Aber was ist dann wichtig? „Wichtig sind Menschen, die mit anfassen. Das Wichtigste: helfende Hände. Manche von den Leuten, die hier lebten, haben Hotelzimmer angeboten bekommen. So können die endlich mal wieder ausruhen.“
Was, wenn jemand das hier liest und etwas tun möchte? „Ich denke, die Leute sollten auf jeden Fall zunächst bei den entsprechenden Hotlines anrufen und klar machen: ‚Wir wollen anpacken.
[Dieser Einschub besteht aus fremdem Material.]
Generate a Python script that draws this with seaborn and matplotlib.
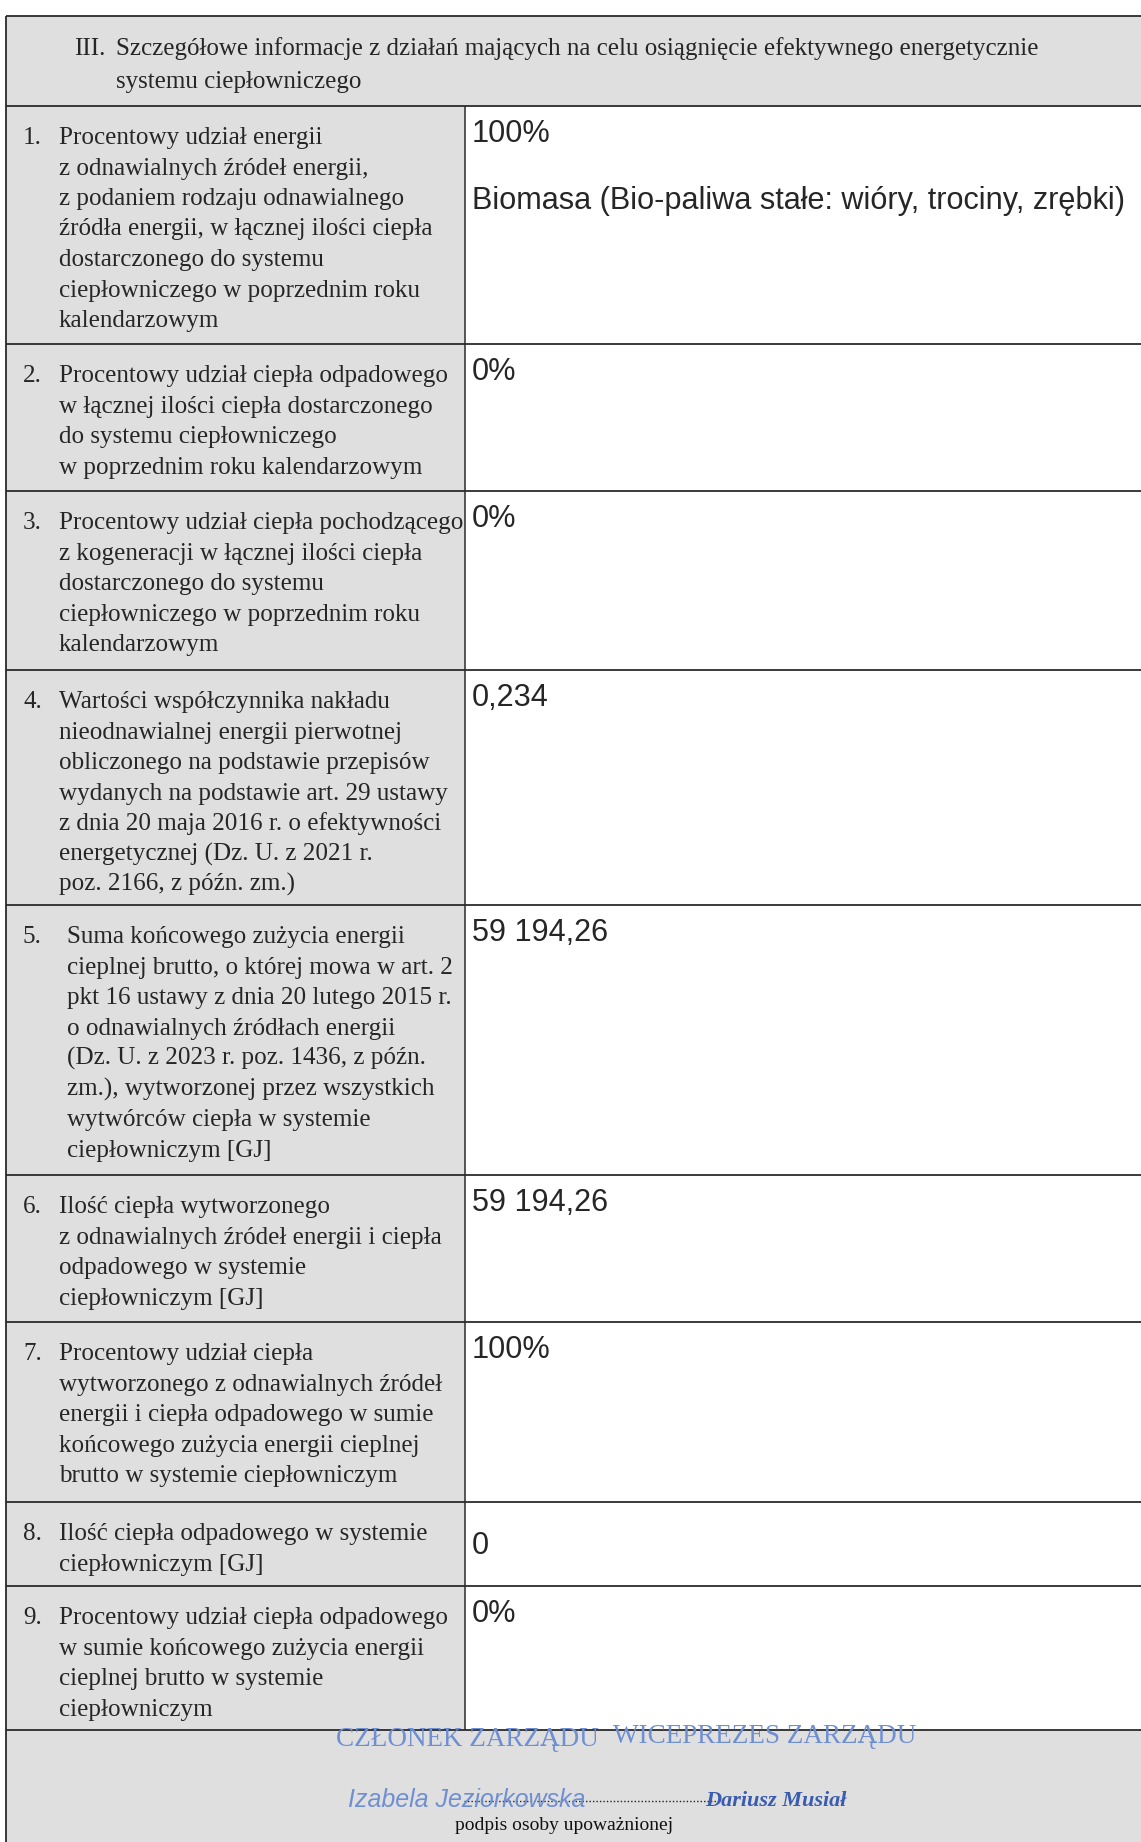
# -*- coding: utf-8 -*-
"""
Tabela III - informacje o efektywnym energetycznie systemie ciepłowniczym
(odtworzenie skanu formularza)
"""

import matplotlib
matplotlib.use('Agg')  # bez ekranu
import matplotlib.pyplot as plt
import seaborn as sns

# ---- dane (treść formularza) ----
header_number = "III."
header_lines = [
    "Szczegółowe informacje z działań mających na celu osiągnięcie efektywnego energetycznie",
    "systemu ciepłowniczego",
]

item_numbers = ["1.", "2.", "3.", "4.", "5.", "6.", "7.", "8.", "9."]

item_labels = [
    ["Procentowy udział energii", "z odnawialnych źródeł energii,",
     "z podaniem rodzaju odnawialnego", "źródła energii, w łącznej ilości ciepła",
     "dostarczonego do systemu", "ciepłowniczego w poprzednim roku",
     "kalendarzowym"],
    ["Procentowy udział ciepła odpadowego", "w łącznej ilości ciepła dostarczonego",
     "do systemu ciepłowniczego", "w poprzednim roku kalendarzowym"],
    ["Procentowy udział ciepła pochodzącego", "z kogeneracji w łącznej ilości ciepła",
     "dostarczonego do systemu", "ciepłowniczego w poprzednim roku",
     "kalendarzowym"],
    ["Wartości współczynnika nakładu", "nieodnawialnej energii pierwotnej",
     "obliczonego na podstawie przepisów", "wydanych na podstawie art. 29 ustawy",
     "z dnia 20 maja 2016 r. o efektywności", "energetycznej (Dz. U. z 2021 r.",
     "poz. 2166, z późn. zm.)"],
    ["Suma końcowego zużycia energii", "cieplnej brutto, o której mowa w art. 2",
     "pkt 16 ustawy z dnia 20 lutego 2015 r.", "o odnawialnych źródłach energii",
     "(Dz. U. z 2023 r. poz. 1436, z późn.", "zm.), wytworzonej przez wszystkich",
     "wytwórców ciepła w systemie", "ciepłowniczym [GJ]"],
    ["Ilość ciepła wytworzonego", "z odnawialnych źródeł energii i ciepła",
     "odpadowego w systemie", "ciepłowniczym [GJ]"],
    ["Procentowy udział ciepła", "wytworzonego z odnawialnych źródeł",
     "energii i ciepła odpadowego w sumie", "końcowego zużycia energii cieplnej",
     "brutto w systemie ciepłowniczym"],
    ["Ilość ciepła odpadowego w systemie", "ciepłowniczym [GJ]"],
    ["Procentowy udział ciepła odpadowego", "w sumie końcowego zużycia energii",
     "cieplnej brutto w systemie", "ciepłowniczym"],
]

item_values = ["100%", "0%", "0%", "0,234", "59 194,26", "59 194,26", "100%", "0", "0%"]
source_type = "Biomasa (Bio-paliwa stałe: wióry, trociny, zrębki)"

stamp_titles = ["CZŁONEK ZARZĄDU", "WICEPREZES ZARZĄDU"]
stamp_names = ["Izabela Jeziorkowska", "Dariusz Musiał"]
signature_caption = "podpis osoby upoważnionej"

# ---- układ strony (piksele) ----
W, H = 1141, 1842
box_top = 16
row_edges = [106, 344, 491, 670, 905, 1175, 1322, 1502, 1586, 1730]
left_x, split_x = 6, 465
num_x = 23
label_x = [59, 59, 59, 59, 67, 59, 59, 59, 59]
value_x = 472
line_h = 30.5
label_first = 38      # linia bazowa pierwszego wiersza od góry komórki
value_first = 36
value_valign = ["top"] * 7 + ["center"] + ["top"]

grey = "#dfdfdf"
line_col = "#2b2b2b"
ink_light = "#6f8fd3"
ink_dark = "#3a5cb0"

sns.set_theme(style="white")
plt.rcParams['font.family'] = ['Liberation Serif', 'DejaVu Serif']

fig = plt.figure(figsize=(W / 100, H / 100), dpi=100)
ax = fig.add_axes([0, 0, 1, 1])
ax.set_xlim(0, W)
ax.set_ylim(H, 0)
ax.axis('off')

# tła komórek
ax.fill_between([left_x, W], box_top, row_edges[0], color=grey, lw=0)
ax.fill_between([left_x, split_x], row_edges[0], row_edges[-1], color=grey, lw=0)
ax.fill_between([left_x, W], row_edges[-1], H, color=grey, lw=0)

# linie tabeli
ax.hlines(box_top, left_x, W, color=line_col, lw=1.3)
ax.hlines(row_edges, left_x, W, color=line_col, lw=1.3)
ax.vlines(left_x, box_top, H, color=line_col, lw=1.3)
ax.vlines(split_x, row_edges[0], row_edges[-1], color=line_col, lw=1.1)

# nagłówek
ax.text(74, 55, header_number, fontsize=18, ha='left', va='baseline')
for i, line in enumerate(header_lines):
    ax.text(116, 55 + i * 33, line, fontsize=18, ha='left', va='baseline')

# wiersze tabeli
for r in range(len(item_numbers)):
    top, bottom = row_edges[r], row_edges[r + 1]
    ax.text(num_x, top + label_first, item_numbers[r], fontsize=18.1,
            ha='left', va='baseline')
    for i, line in enumerate(item_labels[r]):
        ax.text(label_x[r], top + label_first + i * line_h, line, fontsize=18.1,
                ha='left', va='baseline')
    if value_valign[r] == "center":
        ax.text(value_x, (top + bottom) / 2 + 2, item_values[r], fontsize=22.1,
                family='Liberation Sans', ha='left', va='center')
    else:
        ax.text(value_x, top + value_first, item_values[r], fontsize=22.1,
                family='Liberation Sans', ha='left', va='baseline')

# rodzaj źródła OZE w wierszu 1
ax.text(value_x, row_edges[0] + value_first + 67, source_type, fontsize=22.1,
        family='Liberation Sans', ha='left', va='baseline')

# pieczątki i podpis
ax.text(467, 1746, stamp_titles[0], fontsize=19.5, color=ink_light,
        ha='center', va='baseline')
ax.text(765, 1743, stamp_titles[1], fontsize=19.5, color=ink_light,
        ha='center', va='baseline')
ax.text(467, 1807, stamp_names[0], fontsize=18, color=ink_light, style='italic',
        family='Liberation Sans', ha='center', va='baseline')
ax.text(776, 1806, stamp_names[1], fontsize=16, color=ink_dark, style='italic',
        weight='bold', ha='center', va='baseline')
ax.hlines(1801, 464, 717, color='#222222', lw=1.0, linestyles=(0, (1, 1.5)))
ax.text(564, 1830, signature_caption, fontsize=14, color='#111111',
        ha='center', va='baseline')

fig.savefig('out.png', dpi=100)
Mithelfen.‘ Es ist aus meiner Sicht definitiv nicht so, dass hier keine Helfer gebraucht werden. Ich sehe es auch so, dass die Dinge vor Ort besser organisiert sein könnten. Es müsste an jedem Ort eine Anlaufstelle für Freiwillige geben – Leute, die koordinieren und verteilen, was an Kräften vorhanden und einsetzbar ist.“ Maren wird noch bis zum Wochenende bleiben. Jeder Tag: ein Kraftakt.

Apokalypse

Auf einem der Fotos, die Maren mir schickt, ist eine bemalte Wand zu sehen: „Danke für die Hilfe“ hat jemand geschrieben. Ein Gruß vom Ort der Apokalypse, der durch Menschen wie Maren zu einem Ort der Hoffnung wird.

Nachtrag

Nachdem Maren den Text im Internet gelesen hat, schreibt sie eine Whatsapp-Nachricht. Wahrscheinlich ist es schon zu spät, aber es wäre wichtig zu erwähnen, wie sehr die Menschen sich gegenseitig helfen und wie unglaublich tapfer die Betroffenen sind. Menschen trösten sich und machen sich Mut – entwickeln eine gegenseitige Verbundenheit.
Wichtig wäre, eine Opferhilfe anzubieten für die Zeit, wenn die Arbeit getan ist, denn dann werden Gefühle hochkommen, die jetzt noch durch die harte körperliche Arbeit verdrängt werden. Ein letzter Satz: Der Zusammenhalt hier ist wirklich unfassbar berührend. Der Sohn und die Tochter des alten Ehepaars haben alles stehen und liegen gelassen und packen jetzt auch mit an. Liebe Grüße. Maren.